L’adoption du télétravail varie fortement selon les secteurs, et le constat est similaire à celui que nous faisions en novembre. Les postes à pourvoir dans les médias et la communication ainsi que dans le marketing affichent un taux élevé de télétravail (respectivement 16 % et 14 %). Le développement de logiciels, l’information médicale, l’immobilier et la banque et la finance figurent parmi les secteurs dans lesquels il est relativement aisé de trouver des opportunités en travail à distance : la part du télétravail dans les annonces sur Indeed.fr y est supérieure à 10 %. Quelques secteurs affichent un taux quasi nul en raison de l’impossibilité de travailler à distance : le transport routier, la logistique, les métiers de la production et de la fabrication, la construction, la médecine dentaire, la maintenance et la réparation, les soins infirmiers, etc.  

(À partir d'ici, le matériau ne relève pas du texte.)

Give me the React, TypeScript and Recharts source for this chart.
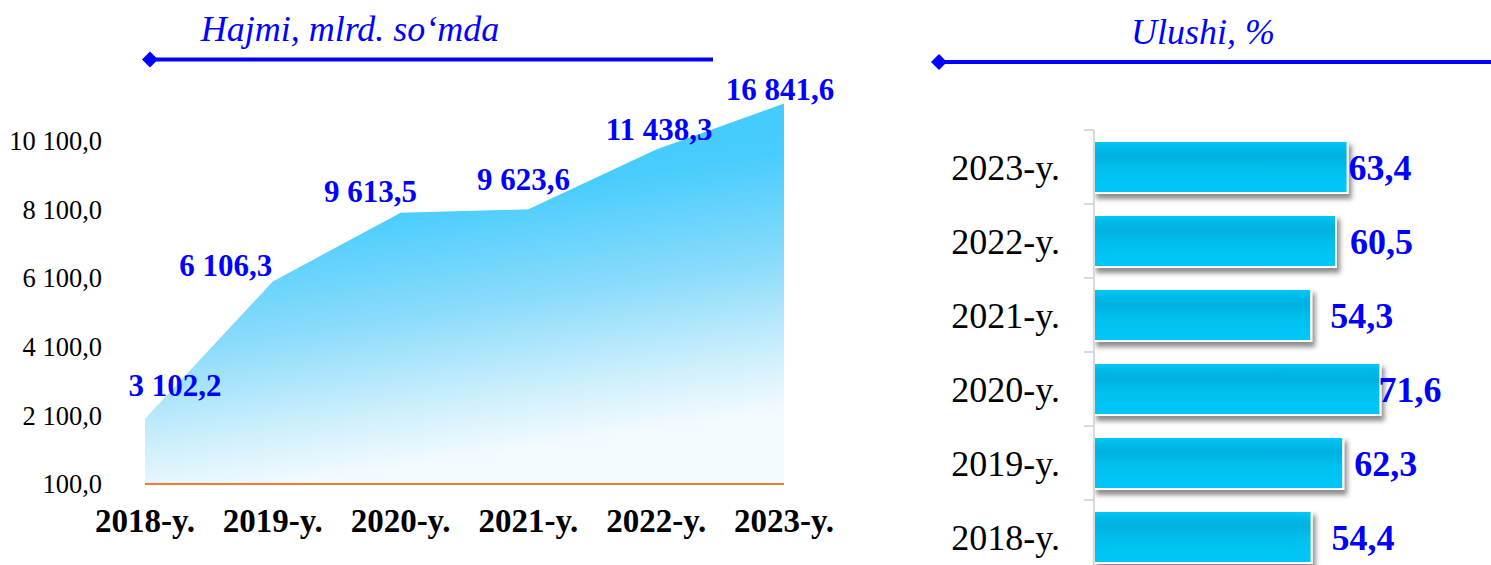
import { AreaChart, Area, BarChart, Bar, XAxis, YAxis, LabelList } from "recharts";

const years = ["2018-y.", "2019-y.", "2020-y.", "2021-y.", "2022-y.", "2023-y."];
// heights as drawn in the picture, and the printed labels
const volumeHeights = [2000, 6000, 8000, 8100, 9840, 11180];
const volumeLabels = ["3 102,2", "6 106,3", "9 613,5", "9 623,6", "11 438,3", "16 841,6"];
const volumeTicks = [100, 2100, 4100, 6100, 8100, 10100];

const shareYears = ["2023-y.", "2022-y.", "2021-y.", "2020-y.", "2019-y.", "2018-y."];
const shareValues = [63.4, 60.5, 54.3, 71.6, 62.3, 54.4];

const SERIF = '"Liberation Serif", "Times New Roman", serif';
const BLUE = "#0000ff";

const fmt = (n: number, digits = 1) => {
  const [i, d] = n.toFixed(digits).split(".");
  return i.replace(/\B(?=(\d{3})+(?!\d))/g, " ") + "," + d;
};

// label nudges (center dx, baseline dy) relative to each point
const areaLabelNudge = [
  [30, -23],
  [-47, -5],
  [-30, -11],
  [-5, -19],
  [3, -10],
  [-4, -4],
];
const barLabelNudge = [1, 14, 19, -2, 11, 20];

const volumeData = years.map((y, i) => ({ year: y, v: volumeHeights[i], label: volumeLabels[i] }));
const shareData = shareYears.map((y, i) => ({ year: y, v: shareValues[i] }));

function VolumeChart() {
  return (
    <AreaChart width={850} height={565} data={volumeData} margin={{ top: 72, right: 66, left: 0, bottom: 21 }}>
      <defs>
        <linearGradient id="areaFill" x1="0" y1="0" x2="0.25" y2="1">
          <stop offset="0" stopColor="#40cafd" />
          <stop offset="0.35" stopColor="#47ccfd" />
          <stop offset="0.62" stopColor="#8adbfb" />
          <stop offset="0.85" stopColor="#cdeffc" />
          <stop offset="1" stopColor="#f4fbfe" />
        </linearGradient>
      </defs>
      <XAxis
        dataKey="year"
        height={60}
        tickSize={0}
        tickMargin={0}
        axisLine={{ stroke: "#ed7d31", strokeWidth: 2 }}
        tickLine={false}
        interval={0}
        tick={({ x, y, payload }: any) => (
          <text x={x} y={y + 48} textAnchor="middle" fontFamily={SERIF} fontWeight="bold" fontSize={33} fill="#000">
            {payload.value}
          </text>
        )}
      />
      <YAxis
        width={145}
        domain={[100, 12100]}
        ticks={volumeTicks}
        axisLine={false}
        tickLine={false}
        tickSize={0}
        tickMargin={0}
        tick={({ x, y, payload }: any) => (
          <text x={x - 43} y={y} dy="0.35em" textAnchor="end" fontFamily={SERIF} fontSize={26.5} fill="#000">
            {fmt(payload.value)}
          </text>
        )}
      />
      <Area
        type="linear"
        dataKey="v"
        baseValue={100}
        stroke="none"
        fill="url(#areaFill)"
        fillOpacity={1}
        isAnimationActive={false}
      >
        <LabelList
          dataKey="label"
          content={({ x, y, value, index }: any) => {
            const [dx, dy] = areaLabelNudge[index] || [0, -8];
            return (
              <text x={x + dx} y={y + dy} textAnchor="middle" fontFamily={SERIF} fontWeight="bold" fontSize={31} fill={BLUE}>
                {value}
              </text>
            );
          }}
        />
      </Area>
    </AreaChart>
  );
}

function ShareChart() {
  return (
    <BarChart
      width={591}
      height={580}
      data={shareData}
      layout="vertical"
      margin={{ top: 130, right: 37, left: 0, bottom: 6 }}
    >
      <defs>
        <linearGradient id="barFill" x1="0" y1="0" x2="0" y2="1">
          <stop offset="0" stopColor="#00cbfb" />
          <stop offset="0.15" stopColor="#00b9e7" />
          <stop offset="0.3" stopColor="#00b1de" />
          <stop offset="0.55" stopColor="#00c0ef" />
          <stop offset="1" stopColor="#00c8fa" />
        </linearGradient>
        <filter id="barShadow" x="-10%" y="-20%" width="130%" height="160%">
          <feDropShadow dx="3" dy="5" stdDeviation="2.5" floodColor="#000" floodOpacity="0.45" />
        </filter>
      </defs>
      <XAxis type="number" domain={[0, 90]} hide />
      <YAxis
        type="category"
        dataKey="year"
        width={194}
        axisLine={{ stroke: "#d9d9d9", strokeWidth: 2 }}
        tickLine={false}
        tickSize={0}
        tickMargin={0}
        interval={0}
        tick={({ x, y, payload, index }: any) => (
          <g>
            <line x1={x - 10} x2={x} y1={y - 37} y2={y - 37} stroke="#d9d9d9" strokeWidth={2} />
            {index === shareYears.length - 1 && (
              <line x1={x - 10} x2={x} y1={y + 37} y2={y + 37} stroke="#d9d9d9" strokeWidth={2} />
            )}
            <text x={x - 34} y={y} dy="0.35em" textAnchor="end" fontFamily={SERIF} fontSize={36} fill="#000">
              {payload.value}
            </text>
          </g>
        )}
      />
      <Bar
        dataKey="v"
        barSize={52}
        fill="url(#barFill)"
        stroke="#ffffff"
        strokeWidth={2}
        filter="url(#barShadow)"
        isAnimationActive={false}
      >
        <LabelList
          dataKey="v"
          content={({ x, y, width, height, value, index }: any) => (
            <text
              x={x + width + (barLabelNudge[index] ?? 8)}
              y={y + height / 2}
              dy="0.35em"
              textAnchor="start"
              fontFamily={SERIF}
              fontWeight="bold"
              fontSize={36}
              fill={BLUE}
            >
              {fmt(value)}
            </text>
          )}
        />
      </Bar>
    </BarChart>
  );
}

function Titles() {
  return (
    <svg width={1491} height={565} style={{ position: "absolute", left: 0, top: 0, pointerEvents: "none" }}>
      <text x={350} y={41} textAnchor="middle" fontFamily={SERIF} fontStyle="italic" fontSize={36} fill={BLUE}>
        Hajmi, mlrd. so‘mda
      </text>
      <line x1={150} x2={713} y1={59.5} y2={59.5} stroke={BLUE} strokeWidth={4} />
      <polygon points="142,59.5 150,51.5 158,59.5 150,67.5" fill={BLUE} />
      <text x={1203} y={44} textAnchor="middle" fontFamily={SERIF} fontStyle="italic" fontSize={36} fill={BLUE}>
        Ulushi, %
      </text>
      <line x1={939} x2={1491} y1={62} y2={62} stroke={BLUE} strokeWidth={4} />
      <polygon points="931,62 939,54 947,62 939,70" fill={BLUE} />
    </svg>
  );
}

export default function App() {
  return (
    <div
      style={{
        position: "fixed",
        left: 0,
        top: 0,
        width: 1491,
        height: 565,
        overflow: "hidden",
        background: "#fff",
      }}
    >
      <div style={{ position: "absolute", left: 0, top: 0 }}>
        <VolumeChart />
      </div>
      <div style={{ position: "absolute", left: 900, top: 0 }}>
        <ShareChart />
      </div>
      <Titles />
    </div>
  );
}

Les médias et la communication, le marketing, l’information médicale, le développement de logiciels et l’immobilier sont les secteurs qui ont vu leur part d’offres en télétravail progresser le plus fortement. Cette évolution pourrait déboucher sur une nouvelle organisation du travail dans les secteurs concernés. À l’inverse, le cas de la culture et du divertissement interpelle : le secteur affichait un taux de télétravail de 11 % avant la crise, contre 7 % l’année qui a suivi.

Les recherches de la part des candidats sont quant à elles restées à un niveau très inférieur à celui des autres pays début avril, avec 0,3 % des recherches totales s’effectuant avec des mots clés en lien avec le télétravail. Les candidats français savent sans doute qu’il reste difficile d’obtenir un poste en télétravail en France dans beaucoup de secteurs, et utilisent donc moins cet axe de recherche que les candidats d’autres pays. Le fait que le chômage touche de façon prépondérante des personnes moins qualifiées et susceptibles de s’intéresser à des secteurs peu concernés par le télétravail peut également jouer un rôle.  Sur cet indicateur, les chercheurs d’emploi italiens utilisent dans plus de 1 % de leurs recherches des mots clés liés au télétravail, contre 1,2 % et 1,3 % pour le Royaume-Uni et l’Allemagne respectivement. En comparaison, plus de 3 % des recherches américaines mentionnent les mots-clés liés au télétravail, soit près de 10 fois plus qu’en France. 

Après un essor sur 2020, le télétravail marque le pas sur le marché du travail français, même s’il semble bien installé dans certains secteurs. Au-delà de l’intérêt sanitaire, tout porte à croire qu’un usage raisonné et pertinent du télétravail a des retombées positives en termes de productivité et de bien-être au travail, en plus de contribuer à diminuer les problèmes de mobilité géographique dans le pays.

Méthodologie

Les graphes et tableaux présentés dans cet article présentent la part des offres mentionnant des mots-clés en rapport avec le télétravail dans l’ensemble des offres (éventuellement dans l’ensemble des offres d’un secteur donné). Les mots-clés utilisés sont les suivants : « télétravail », « travail à distance », « travail de la maison », ainsi que des variants.